Data shown:

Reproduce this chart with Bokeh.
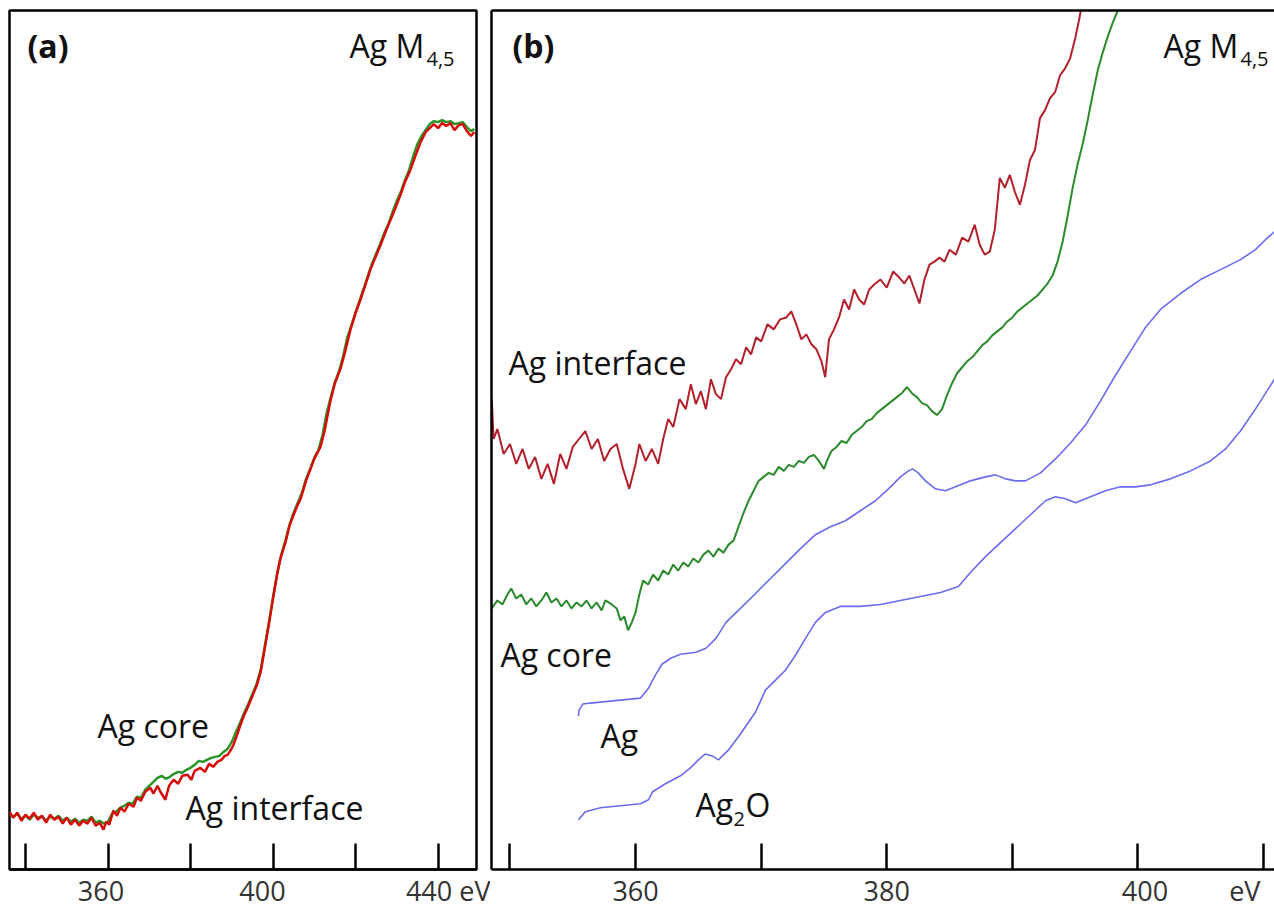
from bokeh.plotting import figure
from bokeh.layouts import row
from bokeh.models import Range1d, FixedTicker, LinearAxis, Label
from bokeh.embed import file_html
from bokeh.resources import INLINE

# ---------------- data: panel (a) ----------------
a_interface_ev = [336.1, 337, 338, 339, 340, 341, 342, 343, 344, 345, 346, 347, 348, 349, 350, 351, 352, 353,
                  354, 355, 356, 357, 358, 358.9, 359.6, 360.3, 361.3, 362.2, 363, 364, 365, 366.2, 367, 368,
                  369, 370.3, 371, 372, 372.7, 373.9, 374.8, 375.9, 377, 378, 379.3, 380.2, 381, 382.4, 383.5,
                  384.5, 385.5, 386.5, 387.5, 388.3, 389.0, 389.8, 390.4, 391.2, 392.1, 393.0, 393.6, 394.5,
                  395.4, 396.0, 397.0, 398.0, 399.0, 400.0, 401.0, 401.8, 403, 404, 405, 406, 406.7, 408,
                  409.1, 410, 411.5, 412.5, 413.9, 415, 416.4, 417.5, 418.8, 420, 421.2, 422.5, 423.6, 425,
                  426.1, 427.3, 428.5, 429.7, 430.9, 432, 433.3, 434.5, 435.8, 437, 438, 439, 440, 441, 442,
                  443, 444, 445, 446, 447, 448, 448.8]
a_interface_int = [58, 52, 57, 49, 55, 51, 57, 50, 54, 47, 55, 50, 53, 46, 52, 45, 50, 44,
                   49, 46, 52, 44, 47, 40, 48, 45, 59, 54, 62, 58, 66, 63, 72, 69,
                   78, 82, 76, 84, 78, 70, 84, 90, 86, 94, 95, 90, 99, 102, 98,
                   106, 103, 108, 110, 114, 115, 120, 125, 134, 145, 155, 160, 169,
                   178, 184, 198, 222, 246, 272, 296, 312, 328, 345, 356, 366, 372, 390,
                   402, 412, 424, 440, 470, 488, 503, 520, 542, 558, 572, 588, 602, 616,
                   627, 640, 652, 664, 677, 690, 702, 716, 730, 740, 744, 748, 744, 749, 746,
                   749, 742, 747, 748, 741, 736, 740]

a_core_ev = [336.1, 337, 338, 339, 340, 341, 342, 343, 344, 345, 346, 347, 348, 349, 350, 351, 352, 353,
             354, 355, 356, 357, 358, 359, 360, 361, 362, 363, 364, 365, 366, 367, 368, 369, 370, 371,
             372, 373, 374, 375, 376, 377, 378, 379, 380, 381, 382, 383, 384, 385, 386, 387, 388, 389,
             390, 391, 392, 393, 394, 395, 396, 397, 398, 399, 400, 401, 402, 403, 404, 405, 406, 407,
             408, 409, 410, 411, 412, 413, 414, 415, 416, 417, 418, 419, 420, 421, 422, 423, 424, 425,
             426, 427, 428, 429, 430, 431, 432, 433, 434, 435, 436, 437, 438, 439, 440, 441, 442, 443,
             444, 445, 446, 447, 448, 448.8]
a_core_int = [55, 53, 56, 51, 54, 50, 55, 52, 53, 49, 53, 51, 54, 49, 52, 48, 51, 47,
              50, 49, 53, 47, 49, 46, 48, 56, 58, 62, 64, 67, 66, 73, 72, 80, 84, 88,
              92, 94, 91, 93, 96, 98, 97, 100, 102, 105, 109, 108, 110, 112, 113, 114, 118, 121,
              128, 138, 147, 157, 166, 176, 186, 200, 224, 248, 273, 297, 316, 330, 346, 358, 368, 378,
              392, 402, 413, 421, 436, 458, 474, 489, 500, 515, 534, 546, 559, 571, 583, 596, 608, 618,
              628, 639, 648, 660, 671, 680, 692, 702, 716, 728, 736, 742, 748, 751, 750, 752, 750, 751,
              748, 749, 750, 745, 741, 743]

# ---------------- data: panel (b) ----------------
b_interface_ev = [348.55, 348.7, 349.0, 349.5, 350.0, 350.5, 351.0, 351.5, 352.0, 352.5, 353.0, 353.5,
                  354.0, 354.5, 355.0, 355.5, 356.0, 356.5, 357.0, 357.5, 358.0, 358.5, 359.0, 359.5,
                  360.0, 360.3, 360.8, 361.3, 361.8, 362.2, 362.6, 363.0, 363.5, 364.0, 364.4, 364.8,
                  365.2, 365.6, 366.0, 366.4, 366.8, 367.2, 367.6, 368.0, 368.4, 368.8, 369.2, 369.6,
                  370.0, 370.5, 371.0, 371.5, 372.0, 372.4, 372.8, 373.2, 373.6, 374.0, 374.4, 374.8,
                  375.1, 375.4, 375.8, 376.2, 376.6, 377.0, 377.4, 377.8, 378.2, 378.6, 379.0, 379.5,
                  380.0, 380.5, 381.0, 381.4, 381.8, 382.2, 382.6, 383.0, 383.4, 383.8, 384.2, 384.6,
                  385.0, 385.5, 386.0, 386.5, 387.0, 387.4, 387.8, 388.2, 388.6, 389.0, 389.4, 389.8,
                  390.2, 390.6, 391.0, 391.4, 391.8, 392.2, 392.6, 393.0, 393.4, 393.8, 394.2, 394.6,
                  395.0, 395.3, 395.6]
b_interface_int = [472, 432, 442, 417, 427, 407, 422, 402, 414, 392, 407, 387,
                   417, 402, 424, 432, 440, 422, 432, 410, 422, 427, 402, 382,
                   407, 427, 410, 422, 407, 432, 452, 444, 472, 462, 487, 467,
                   480, 462, 492, 477, 472, 494, 502, 512, 507, 524, 517, 534,
                   530, 547, 542, 552, 554, 560, 547, 532, 537, 527, 522, 510,
                   494, 532, 542, 554, 572, 562, 582, 572, 567, 582, 587, 592,
                   584, 600, 594, 588, 596, 582, 568, 592, 607, 610, 614, 610,
                   622, 617, 634, 630, 647, 627, 617, 620, 642, 694, 684, 697,
                   680, 667, 687, 712, 722, 754, 762, 774, 780, 797, 804, 814,
                   834, 852, 872]

b_core_ev = [348.55, 349.0, 349.4, 349.8, 350.1, 350.5, 350.9, 351.3, 351.7, 352.1, 352.5, 352.9,
             353.3, 353.7, 354.1, 354.5, 354.9, 355.3, 355.7, 356.1, 356.5, 356.9, 357.3, 357.6,
             358.1, 358.5, 358.8, 359.1, 359.4, 359.7, 360.0, 360.3, 360.6, 361.0, 361.4, 361.8,
             362.2, 362.6, 363.0, 363.4, 363.8, 364.2, 364.6, 365.0, 365.4, 365.8, 366.2, 366.6,
             367.0, 367.4, 367.8, 368.2, 368.6, 369.0, 369.4, 369.8, 370.2, 370.6, 371.0, 371.4,
             371.8, 372.2, 372.6, 373.0, 373.4, 373.8, 374.2, 374.6, 375.0, 375.3, 375.6, 376.0,
             376.4, 376.8, 377.2, 377.6, 378.0, 378.4, 378.8, 379.2, 379.6, 380.0, 380.4, 380.8,
             381.2, 381.6, 382.0, 382.4, 382.8, 383.2, 383.6, 384.0, 384.4, 384.8, 385.2, 385.6,
             386.0, 386.4, 386.8, 387.2, 387.6, 388.0, 388.4, 388.8, 389.2, 389.6, 390.0, 390.4,
             390.8, 391.2, 391.6, 392.0, 392.4, 392.8, 393.2, 393.6, 394.0, 394.4, 394.8, 395.2,
             395.6, 396.0, 396.4, 396.8, 397.2, 397.6, 398.0, 398.4, 398.8]
b_core_int = [262, 270, 266, 276, 282, 272, 276, 266, 272, 264, 270, 278,
              268, 272, 264, 270, 262, 268, 264, 270, 262, 268, 260, 270,
              266, 262, 250, 254, 240, 248, 258, 276, 290, 286, 296, 290,
              300, 296, 306, 300, 308, 304, 312, 308, 316, 320, 314, 322,
              318, 326, 330, 344, 358, 370, 380, 390, 394, 398, 396, 404,
              400, 406, 404, 410, 408, 414, 416, 410, 402, 412, 420, 424,
              430, 428, 436, 440, 444, 450, 452, 458, 462, 466, 470, 474,
              478, 484, 478, 474, 468, 466, 460, 456, 462, 476, 488, 498,
              504, 510, 514, 520, 526, 530, 536, 540, 544, 550, 554, 560,
              564, 568, 572, 576, 582, 588, 596, 610, 630, 656, 684, 708,
              728, 752, 778, 802, 820, 836, 850, 862, 876]

b_ag_ev = [355.45, 355.5, 355.8, 356.41, 357.21, 358.8, 360.39, 361.03, 361.58, 362.1, 362.8, 363.58,
           364.8, 365.6, 366.4, 367.2, 368.35, 369.55, 370.74, 371.93, 373.13, 374.32, 375.52, 376.71,
           377.9, 379.1, 380.3, 381.09, 381.73, 382.05, 382.5, 383.08, 383.88, 384.67, 385.47, 386.66,
           387.86, 388.65, 389.45, 390.25, 391.04, 392.24, 393.43, 394.63, 395.82, 397.01, 398.21,
           399.4, 400.6, 401.79, 403.38, 404.98, 406.57, 408.16, 409.35, 410.15, 410.87]
b_ag_int = [154, 160, 166, 167, 168, 170, 172, 182, 195, 206, 212, 216,
            218, 222, 232, 248, 262, 277, 292, 307, 322, 336, 344, 350,
            360, 370, 384, 394, 400, 402, 398, 390, 382, 380, 384, 390,
            394, 396, 392, 390, 390, 398, 412, 428, 446, 470, 496,
            520, 544, 562, 578, 592, 602, 612, 622, 632, 640]

b_ag2o_ev = [355.45, 356.0, 357.21, 358.8, 360.39, 361.03, 361.35, 362.38, 363.58, 364.37, 365.0, 365.56,
             366.1, 366.6, 367.4, 368.35, 369.55, 370.34, 371.14, 371.93, 372.73, 373.53, 374.32, 375.12,
             376.3, 377.9, 379.5, 381.09, 382.68, 384.28, 385.7, 386.66, 387.86, 389.05, 390.25, 391.44,
             392.64, 393.43, 394.23, 395.03, 396.22, 397.41, 398.61, 399.8, 401.0, 402.58, 404.18, 405.77,
             406.97, 408.16, 409.35, 410.87]
b_ag2o_int = [50, 58, 62, 64, 66, 70, 78, 86, 94, 102, 110, 116,
              114, 110, 120, 136, 158, 180, 190, 200, 215, 232, 248, 258,
              264, 264, 266, 270, 274, 278, 284, 298, 314, 328, 342, 356,
              370, 374, 372, 368, 374, 380, 384, 384, 386, 392, 400, 410,
              422, 440, 462, 492]

NB = "\u00a0"
a_ticks = [340, 360, 380, 400, 420, 440]
a_tick_labels = {340: "", 360: "360" + NB * 2, 380: "", 400: "400" + NB * 3, 420: "",
                 440: NB * 3 + "440" + NB + "eV"}
b_ticks = [350, 360, 370, 380, 390, 400, 410]
b_tick_labels = {350: "", 360: "360", 370: "", 380: "380", 390: "", 400: NB * 2 + "400",
                 410: "eV" + NB * 2}

FONT = "Open Sans"
LABEL_SIZE = "32px"
TICK_SIZE = "27px"
SUB_SIZE = "20px"


def make_fig(width, xr, left, right, ticks, labels):
    p = figure(width=width, height=911, x_range=Range1d(*xr), y_range=Range1d(0, 862),
               output_backend="svg", toolbar_location=None, y_axis_location=None,
               min_border_left=left, min_border_right=right, min_border_top=10, min_border_bottom=39)
    p.grid.visible = False
    p.background_fill_color = "white"
    p.border_fill_color = "white"
    ax = p.xaxis[0]
    ax.ticker = FixedTicker(ticks=ticks)
    ax.major_label_overrides = labels
    ax.major_tick_in = 26
    ax.major_tick_out = 0
    ax.minor_tick_in = 0
    ax.minor_tick_out = 0
    ax.major_tick_line_width = 2.5
    ax.major_tick_line_color = "black"
    ax.axis_line_width = 2.5
    ax.axis_line_color = "black"
    ax.major_label_text_font = FONT
    ax.major_label_text_font_size = TICK_SIZE
    ax.major_label_text_color = "#333333"
    ax.major_label_standoff = 2
    return p


def add_text(p, x, y, t, size=LABEL_SIZE, bold=False, color="#111111"):
    p.add_layout(Label(x=x, y=y, text=t, text_font=FONT, text_font_size=size,
                       text_font_style="bold" if bold else "normal", text_color=color,
                       text_baseline="alphabetic", text_align="left"))


# ---------------- panel (a) ----------------
pa = make_fig(490, (336.12, 449.33), 9, 14, a_ticks, a_tick_labels)
pa.outline_line_color = "black"
pa.outline_line_width = 2.5
pa.line(a_core_ev, a_core_int, line_color="#2a962a", line_width=2.5)
pa.line(a_interface_ev, a_interface_int, line_color="#d80a0a", line_width=2.5)
add_text(pa, 340.48, 827, "(a)", bold=True)
add_text(pa, 418.55, 827, "Ag M")
add_text(pa, 437.2, 813, "4,5", size=SUB_SIZE)
add_text(pa, 357.45, 145, "Ag core")
add_text(pa, 378.79, 62, "Ag interface")

# ---------------- panel (b) ----------------
pb = make_fig(784, (348.53, 410.87), 1, 0, b_ticks, b_tick_labels)
pb.outline_line_color = None
for loc in ("left", "above"):
    edge = LinearAxis(ticker=FixedTicker(ticks=[]), major_label_text_font_size="0px",
                      major_tick_out=0, major_tick_in=0, minor_tick_out=0, minor_tick_in=0,
                      major_label_standoff=0, axis_line_width=2.5, axis_line_color="black")
    pb.add_layout(edge, loc)
pb.line(b_ag_ev, b_ag_int, line_color="#6b6bef", line_width=1.6)
pb.line(b_ag2o_ev, b_ag2o_int, line_color="#6b6bef", line_width=1.6)
pb.line(b_core_ev, b_core_int, line_color="#2b8a2b", line_width=2)
pb.line(b_interface_ev, b_interface_int, line_color="#b3202c", line_width=2)
add_text(pb, 350.2, 827, "(b)", bold=True)
add_text(pb, 402.03, 827, "Ag M")
add_text(pb, 408.16, 813, "4,5", size=SUB_SIZE)
add_text(pb, 349.88, 509, "Ag interface")
add_text(pb, 349.24, 216, "Ag core")
add_text(pb, 357.2, 134, "Ag")
add_text(pb, 364.77, 65, "Ag")
add_text(pb, 367.8, 51, "2", size=SUB_SIZE)
add_text(pb, 368.75, 65, "O")

layout = row(pa, pb)
open("out.html", "w").write(file_html(layout, INLINE))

Problem details: Without the pictures, please reproduce each line of the listing above exactly, from the first one through the line bearing "from bokeh.resources import INLINE".

Result for this exercise:
Reproduce this chart with Bokeh.
from bokeh.plotting import figure
from bokeh.layouts import row
from bokeh.models import Range1d, FixedTicker, LinearAxis, Label
from bokeh.embed import file_html
from bokeh.resources import INLINE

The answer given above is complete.